Près de 100 millions d'euros brut (avec l’étalement de certains transferts sur plusieurs années comme celui de Kevin Danso) à trouver pour revenir à l’équilibre financier
Ce rééquilibrage des comptes, Lens y est parvenu en quelques mois. "Nous avions une double philosophie, sportive et économique. Nous avons rééquilibré (les comptes)", confirmait Pierre Dréossi à L'Equipe cette semaine. Un redressement qui est passé par des ventes lors des deux derniers mercatos, à commencer par le départ d'Elye Wahi en août à l'OM (qui l'a déjà fait partir en Allemagne) pour 27 millions d'euros. Le gros investissement de départ (autour de 30 millions) étant presque couvert malgré une mauvaise saison de l'attaquant français. Le prêt contracté en fin d’année 2024 pour passer la DNCG mais surtout pour financer l’achat du stade Bollaert (avant juin) a bien évidemment aidé.
Cet hiver, le départ de Brice Samba (qui bénéficiait d'un important salaire) pour Rennes (14 millions d'euros), celui de Kevin Danso (lui aussi un gros salaire) en prêt avec option d'achat (25 millions, activable en cas de maintien) à Tottenham et la vente d'Abdukodir Khusanov à Manchester City (40 millions d'euros hors bonus) ont achevé l'opération renflouage.
De quoi souligner le rôle du directeur sportif Diego Lopez, particulièrement actif dans le dossier Khusanov. Plusieurs clubs étaient intéresssés (Chelsea, Manchester United, Tottenham et la Juve, pas de PSG en revanche) et c'est finalement Manchester City qui a emporté la mise.
Les dessous de l’opération Khusanov
En coulisses, le nom de Jorge Mendes est souvent revenu. La superstar des agents a notamment obtenu un mandat sur le dossier Khusanov. De quoi susciter des critiques en externe. Mais son influence aura permis de faire monter les enchères grâce à son réseau incomparable. De quoi passer de propositions saugrenues à 3 millions d'euros au cap des 40 millions sans les bonus. Un coup de maître pour un joueur de 20 ans arrivé en 2023... pour 100.000 euros. Si Lens aurait aimé le garder en prêt pour la fin de saison, il a fallu se résoudre à faire sans lui. A ce prix-là, plus facile à accepter. En ce sens le choix de Diego Lopez de l’impliquer se révèle judicieux.

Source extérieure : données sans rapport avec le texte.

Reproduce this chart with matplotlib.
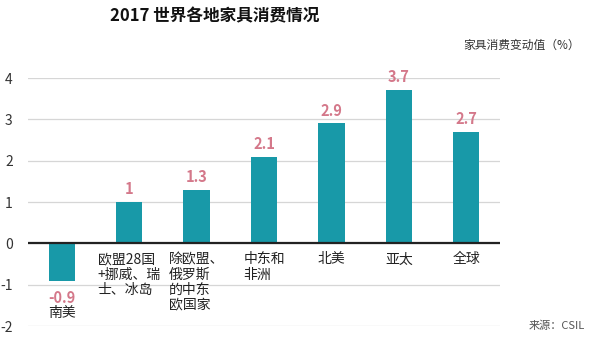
import matplotlib
matplotlib.use("Agg")
import matplotlib.pyplot as plt

plt.rcParams['font.family'] = ['Noto Sans CJK SC', 'DejaVu Sans']

categories = ['南美', '欧盟28国\n+挪威、瑞\n士、冰岛', '除欧盟、\n俄罗斯\n的中东\n欧国家',
              '中东和\n非洲', '北美', '亚太', '全球']
values = [-0.9, 1, 1.3, 2.1, 2.9, 3.7, 2.7]
value_labels = ['-0.9', '1', '1.3', '2.1', '2.9', '3.7', '2.7']
yticks = [-2, -1, 0, 1, 2, 3, 4]

bar_color = '#1899a8'
val_color = '#d4788a'

fig = plt.figure(figsize=(5.9, 3.51), dpi=100)
ax = fig.add_axes([28/590, 1 - 326/351, (500-28)/590, (326-78)/351])
x = list(range(len(values)))
ax.bar(x, values, width=0.39, color=bar_color, zorder=3)
ax.set_xlim(-0.5, 6.5)
ax.set_ylim(-2, 4)
for t in yticks:
    ax.axhline(t, color='#d6d6d6', lw=0.9, zorder=1)
ax.axhline(0, color='#222222', lw=1.6, zorder=4)
for s in ax.spines.values():
    s.set_visible(False)
ax.set_xticks([])
ax.set_yticks(yticks)
ax.set_yticklabels([str(t) for t in yticks], fontsize=10, color='#333333')
ax.tick_params(axis='y', length=0, pad=11)

for i, (v, lab, cat) in enumerate(zip(values, value_labels, categories)):
    if v >= 0:
        ax.text(i, v + 0.12, lab, ha='center', va='bottom', fontsize=10.5,
                fontweight='bold', color=val_color)
        ax.text(i, -0.22, cat, ha='center', va='top', fontsize=10,
                color='#222222', multialignment='left', linespacing=1.1)
    else:
        ax.text(i, v - 0.22, lab, ha='center', va='top', fontsize=10.5,
                fontweight='bold', color=val_color)
        ax.text(i, v - 0.62, cat, ha='center', va='top', fontsize=10,
                color='#222222')

fig.text(215/590, 1 - 16/351, '2017 世界各地家具消费情况', ha='center', va='center',
         fontsize=12, fontweight='bold', color='#111111')
fig.text(580/590, 1 - 45/351, '家具消费变动值（%）', ha='right', va='center',
         fontsize=8.5, color='#333333')
fig.text(585/590, 1 - 326/351, '来源：CSIL', ha='right', va='center',
         fontsize=8, color='#555555')

fig.savefig('out.png', dpi=100, facecolor='white')
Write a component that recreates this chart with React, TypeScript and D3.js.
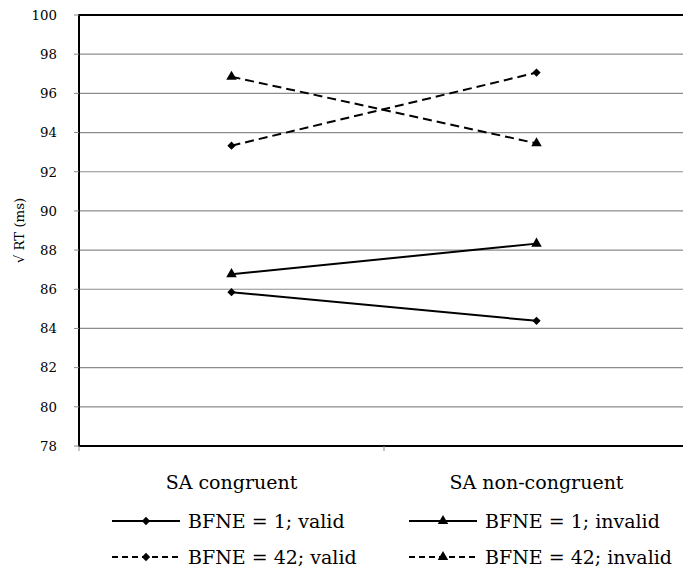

De l'argent est rentré dans les caisses mais pas question de tout remettre dans des transferts: l'idée a toujours été de recruter malin, l'été dernier comme cet hiver. Tout en conservant des joueurs qui incarnent l'identité lensoise, à l'instar des Sotoca, Gradit, Thomasson, Medina et El Aynaoui sur lequel Lens veut le mettre comme taulier du club pour l’avenir.
Ne surtout pas désunir le groupe, au contraire
Les dirigeants de Lens ont donc travaillé sur des marchés dits secondaires: sont notamment arrivés Goduine Koyalipou (CSKA Sofia), Mathew Ryan (AS Roma), Nidal Čelik (FK Sarajevo), Andrija Bulatovic (Buducnost Podgorica). Le fruit d'un gros travail de scouting sur fond de difficultés du football français avec des droits TV devenus faméliques. Et ce redressement économique permettra de présenter plus sereinement le dossier du club devant la DNCG.

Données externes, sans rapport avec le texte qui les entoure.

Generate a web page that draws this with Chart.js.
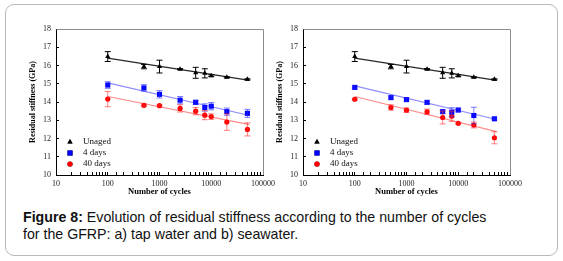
<!DOCTYPE html>
<html>
<head>
<meta charset="utf-8">
<script src="https://cdn.jsdelivr.net/npm/chart.js@4.4.1/dist/chart.umd.min.js"></script>
<style>
    body { margin: 0; background: #fff; width: 563px; height: 261px; position: relative; overflow: hidden; }
    .frame { position: absolute; left: 5px; top: 4px; width: 553px; height: 252px; border: 1px solid #b8b8b8; border-radius: 9px; box-sizing: border-box; }
    .plot { position: absolute; top: 0; width: 285px; height: 200px; }
    #plotA { left: 0; }
    #plotB { left: 275px; }
    .caption { position: absolute; left: 23px; top: 209px; font: 14.2px "Liberation Sans", Arial, sans-serif; line-height: 17px; color: #111; white-space: nowrap; }
</style>
</head>
<body>
<div class="frame"></div>
<div class="plot" id="plotA"><canvas id="chartA"></canvas></div>
<div class="plot" id="plotB"><canvas id="chartB"></canvas></div>
<div class="caption"><b>Figure 8:</b> Evolution of residual stiffness according to the number of cycles<br>for the GFRP: a) tap water and b) seawater.</div>

<script>
// number of cycles, shared by all series
const cycles = [100, 500, 1000, 2500, 5000, 7500, 10000, 20000, 50000];
const xTickLabels = [10, 100, 1000, 10000, 100000];
const yTickLabels = [10, 11, 12, 13, 14, 15, 16, 17, 18];
const seriesNames = ['Unaged', '4 days', '40 days'];

// a) tap water
const unagedA = [16.49, 15.94, 15.94, 15.80, 15.60, 15.57, 15.44, 15.35, 15.24];
const unagedErrA = [0.27, 0.12, 0.35, 0.03, 0.30, 0.25, 0.05, 0.03, 0.03];
const days4A = [14.93, 14.77, 14.42, 14.10, 13.98, 13.70, 13.77, 13.47, 13.38];
const days4ErrA = [0.18, 0.18, 0.20, 0.20, 0.12, 0.20, 0.20, 0.20, 0.22];
const days40A = [14.16, 13.82, 13.80, 13.65, 13.50, 13.28, 13.20, 12.90, 12.50];
const days40ErrA = [0.42, 0.08, 0.05, 0.20, 0.20, 0.25, 0.15, 0.45, 0.36];

// b) seawater
const unagedB = [16.49, 15.94, 15.94, 15.80, 15.60, 15.57, 15.44, 15.35, 15.24];
const unagedErrB = [0.27, 0.12, 0.35, 0.03, 0.30, 0.25, 0.05, 0.03, 0.03];
const days4B = [14.80, 14.24, 14.13, 13.98, 13.47, 13.44, 13.56, 13.26, 13.08];
const days4ErrB = [0.08, 0.08, 0.08, 0.10, 0.10, 0.25, 0.10, 0.45, 0.05];
const days40B = [14.15, 13.70, 13.55, 13.46, 13.15, 13.22, 12.83, 12.74, 12.04];
const days40ErrB = [0.06, 0.15, 0.12, 0.15, 0.35, 0.28, 0.05, 0.16, 0.33];

// fitted trend lines (start and end of each line)
const trendX = [100, 55000];
const unagedFitA = [16.40, 15.18];
const days4FitA = [15.05, 13.26];
const days40FitA = [14.30, 12.76];
const unagedFitB = [16.40, 15.18];
const days4FitB = [14.88, 13.04];
const days40FitB = [14.30, 12.38];

const serif = '"Liberation Serif", "Times New Roman", serif';

function pts(xs, ys) {
    return xs.map((x, i) => ({ x: x, y: ys[i] }));
}

// vertical error bars with caps, drawn through the chart scales
const errorBars = {
    id: 'errorBars',
    afterDatasetsDraw(chart) {
        const ctx = chart.ctx;
        const xs = chart.scales.x;
        const ys = chart.scales.y;
        chart.data.datasets.forEach((ds) => {
            if (!ds.errors) return;
            ctx.save();
            ctx.strokeStyle = ds.errorColor;
            ctx.lineWidth = 1;
            ds.data.forEach((p, i) => {
                const e = ds.errors[i];
                const px = xs.getPixelForValue(p.x);
                const top = ys.getPixelForValue(p.y + e);
                const bot = ys.getPixelForValue(p.y - e);
                ctx.beginPath();
                ctx.moveTo(px, top);
                ctx.lineTo(px, bot);
                ctx.moveTo(px - 3, top);
                ctx.lineTo(px + 3, top);
                ctx.moveTo(px - 3, bot);
                ctx.lineTo(px + 3, bot);
                ctx.stroke();
            });
            ctx.restore();
        });
    }
};

// grey top/right frame and legend in the lower left of the plot area
const frameAndLegend = {
    id: 'frameAndLegend',
    afterDraw(chart) {
        const ctx = chart.ctx;
        const a = chart.chartArea;
        ctx.save();
        ctx.strokeStyle = '#8c8c8c';
        ctx.lineWidth = 1;
        ctx.beginPath();
        ctx.moveTo(Math.round(a.left) + 0.5, Math.round(a.top) + 0.5);
        ctx.lineTo(Math.round(a.right) + 0.5, Math.round(a.top) + 0.5);
        ctx.lineTo(Math.round(a.right) + 0.5, Math.round(a.bottom));
        ctx.stroke();

        const marks = chart.data.datasets.filter((ds) => ds.errors);
        ctx.font = '9px ' + serif;
        ctx.fillStyle = '#111';
        ctx.textBaseline = 'middle';
        marks.forEach((ds, i) => {
            const y = a.bottom - 33 + i * 11;
            Chart.helpers.drawPoint(ctx, {
                pointStyle: ds.pointStyle,
                radius: ds.pointRadius,
                borderWidth: 0
            }, a.left + 14, y);
            ctx.fillStyle = ds.backgroundColor;
            ctx.fill();
            ctx.fillStyle = '#111';
            ctx.fillText(ds.label, a.left + 27, y);
        });
        ctx.restore();
    }
};

function makeChart(id, values, errs, fits, padLeft, padRight) {
    const styles = [
        { color: '#000000', err: '#000000', fit: '#262626', shape: 'triangle', r: 3 },
        { color: '#0000ff', err: 'rgba(40,40,255,0.6)', fit: '#8c8cff', shape: 'rect', r: 3.6 },
        { color: '#ff0000', err: 'rgba(255,40,40,0.6)', fit: '#ff8c8c', shape: 'circle', r: 2.6 }
    ];
    const datasets = [];
    values.forEach((v, i) => {
        datasets.push({
            label: seriesNames[i] + ' fit',
            data: pts(trendX, fits[i]),
            showLine: true,
            borderColor: styles[i].fit,
            borderWidth: 1.2,
            pointRadius: 0,
            order: 2
        });
    });
    values.forEach((v, i) => {
        datasets.push({
            label: seriesNames[i],
            data: pts(cycles, v),
            errors: errs[i],
            errorColor: styles[i].err,
            backgroundColor: styles[i].color,
            borderColor: styles[i].color,
            borderWidth: 0,
            pointStyle: styles[i].shape,
            pointRadius: styles[i].r,
            order: 1
        });
    });

    return new Chart(document.getElementById(id), {
        type: 'scatter',
        data: { datasets: datasets },
        plugins: [errorBars, frameAndLegend],
        options: {
            responsive: true,
            maintainAspectRatio: false,
            animation: false,
            events: [],
            layout: { padding: { top: 29, left: padLeft, right: padRight, bottom: 0 } },
            plugins: { legend: { display: false }, tooltip: { enabled: false } },
            scales: {
                x: {
                    type: 'logarithmic',
                    min: xTickLabels[0],
                    max: xTickLabels[xTickLabels.length - 1],
                    afterFit(scale) { scale.height = 25; },
                    border: { display: true, color: '#000', width: 1 },
                    grid: { drawOnChartArea: false, drawTicks: true, tickLength: -3, color: '#000' },
                    ticks: {
                        autoSkip: false,
                        maxRotation: 0,
                        padding: 7,
                        color: '#222',
                        font: { family: serif, size: 8 },
                        callback(value) {
                            return xTickLabels.includes(value) ? String(value) : '';
                        }
                    },
                    title: {
                        display: true,
                        text: 'Number of cycles',
                        color: '#000',
                        padding: 3,
                        font: { family: serif, size: 8.5, weight: 'bold' }
                    }
                },
                y: {
                    min: yTickLabels[0],
                    max: yTickLabels[yTickLabels.length - 1],
                    afterFit(scale) { scale.width = 28; },
                    border: { display: true, color: '#000', width: 1 },
                    grid: { drawOnChartArea: false, drawTicks: true, tickLength: -3, color: '#000' },
                    ticks: {
                        stepSize: 1,
                        padding: 8,
                        color: '#222',
                        font: { family: serif, size: 8 }
                    },
                    title: {
                        display: true,
                        text: 'Residual stiffness (GPa)',
                        color: '#000',
                        padding: 0.5,
                        font: { family: serif, size: 8, weight: 'bold' }
                    }
                }
            }
        }
    });
}

makeChart('chartA',
    [unagedA, days4A, days40A],
    [unagedErrA, days4ErrA, days40ErrA],
    [unagedFitA, days4FitA, days40FitA],
    28, 22);

makeChart('chartB',
    [unagedB, days4B, days40B],
    [unagedErrB, days4ErrB, days40ErrB],
    [unagedFitB, days4FitB, days40FitB],
    0, 50);
</script>
</body>
</html>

Et sportivement dans tout ça? L'objectif est toujours de rester dans la course à l'Europe. Pour l'instant, le Lens de Will Still est dans les clous, avec une sixième place et une honorable série en cours de trois victoires en quatre matchs (une défaite face au PSG). L'ancien entraîneur de Reims n'a pas eu la tâche facile. Passer après Franck Haise, totalement adopté par la région, lui a imposé quelques défis. Mais il s'est lui aussi mis dans l'optique de sa direction: former un groupe uni, des joueurs qui se battent ensemble, sans grosse star mais avec le coeur. A l'image des supporteurs lensois.